> [DATASET EXCERPT]:
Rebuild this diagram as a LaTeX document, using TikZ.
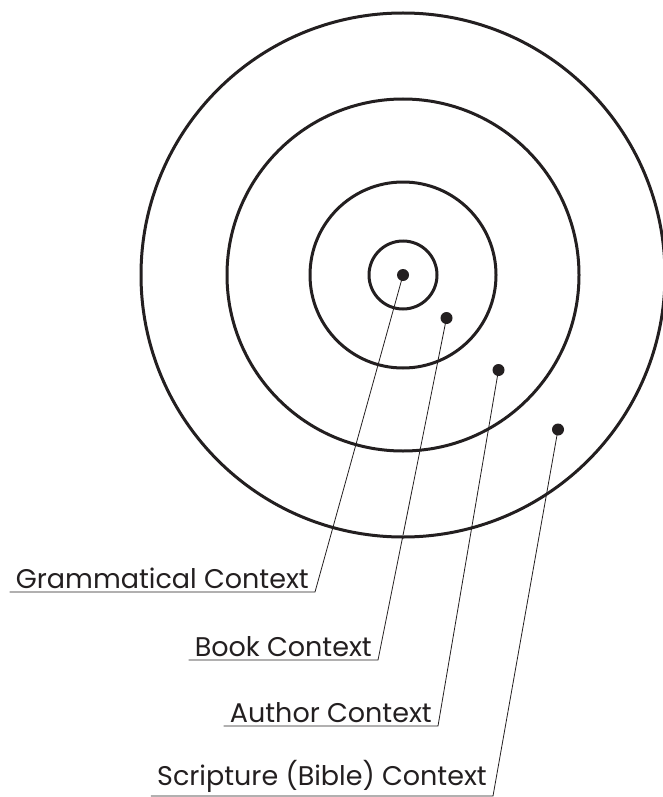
\documentclass[tikz,border=0pt]{standalone}
\usepackage{fontspec}
\setmainfont{Poppins}
\usepackage{xcolor}
\usetikzlibrary{positioning}
\definecolor{ink}{HTML}{231F20}

\begin{document}
\begin{tikzpicture}[
  x=1pt,
  y=-1pt,
  every node/.style={font=\fontsize{27}{32}\selectfont, text=ink},
  ring/.style={draw=ink, line width=3pt},
  spot/.style={circle, fill=ink, inner sep=0pt, minimum size=12pt},
  ctxlabel/.style={anchor=south east, inner xsep=6pt, inner ysep=3pt},
  leader/.style={draw=ink, line width=0.8pt}
]
\useasboundingbox (0,0) rectangle (663,797);
\coordinate (ctr) at (403,275);
\draw[ring] (ctr) circle[radius=34];
\draw[ring] (ctr) circle[radius=93];
\draw[ring] (ctr) circle[radius=176];
\draw[ring] (ctr) circle[radius=262];

\node[spot] (gram) at (403,275) {};
\node[spot] (book) at (446.5,318) {};
\node[spot] (auth) at (498.5,370) {};
\node[spot] (scri) at (558,429.5) {};

\node[ctxlabel] (lgram) at (315,592) {Grammatical Context};
\node[ctxlabel] (lbook) at (378,660) {Book Context};
\node[ctxlabel] (lauth) at (438,726) {Author Context};
\node[ctxlabel] (lscri) at (493,796) {Scripture (Bible) Context};

\draw[leader] (lgram.south west) -- (lgram.south east) -- (gram.center);
\draw[leader] (lbook.south west) -- (lbook.south east) -- (book.center);
\draw[leader] (lauth.south west) -- (lauth.south east) -- (auth.center);
\draw[leader] (lscri.south west) -- (lscri.south east) -- (scri.center);
\end{tikzpicture}
\end{document}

> [WHAT IS EXPECTED]: Quote every line word for word and keep the images out of the copy.

> [OUTPUT OF THE EXERCISE]:
Rebuild this diagram as a LaTeX document, using TikZ.
\documentclass[tikz,border=0pt]{standalone}
\usepackage{fontspec}
\setmainfont{Poppins}
\usepackage{xcolor}
\usetikzlibrary{positioning}
\definecolor{ink}{HTML}{231F20}

\begin{document}
\begin{tikzpicture}[
  x=1pt,
  y=-1pt,
  every node/.style={font=\fontsize{27}{32}\selectfont, text=ink},
  ring/.style={draw=ink, line width=3pt},
  spot/.style={circle, fill=ink, inner sep=0pt, minimum size=12pt},
  ctxlabel/.style={anchor=south east, inner xsep=6pt, inner ysep=3pt},
  leader/.style={draw=ink, line width=0.8pt}
]
\useasboundingbox (0,0) rectangle (663,797);
\coordinate (ctr) at (403,275);
\draw[ring] (ctr) circle[radius=34];
\draw[ring] (ctr) circle[radius=93];
\draw[ring] (ctr) circle[radius=176];
\draw[ring] (ctr) circle[radius=262];

\node[spot] (gram) at (403,275) {};
\node[spot] (book) at (446.5,318) {};
\node[spot] (auth) at (498.5,370) {};
\node[spot] (scri) at (558,429.5) {};

\node[ctxlabel] (lgram) at (315,592) {Grammatical Context};
\node[ctxlabel] (lbook) at (378,660) {Book Context};
\node[ctxlabel] (lauth) at (438,726) {Author Context};
\node[ctxlabel] (lscri) at (493,796) {Scripture (Bible) Context};

\draw[leader] (lgram.south west) -- (lgram.south east) -- (gram.center);
\draw[leader] (lbook.south west) -- (lbook.south east) -- (book.center);
\draw[leader] (lauth.south west) -- (lauth.south east) -- (auth.center);
\draw[leader] (lscri.south west) -- (lscri.south east) -- (scri.center);
\end{tikzpicture}
\end{document}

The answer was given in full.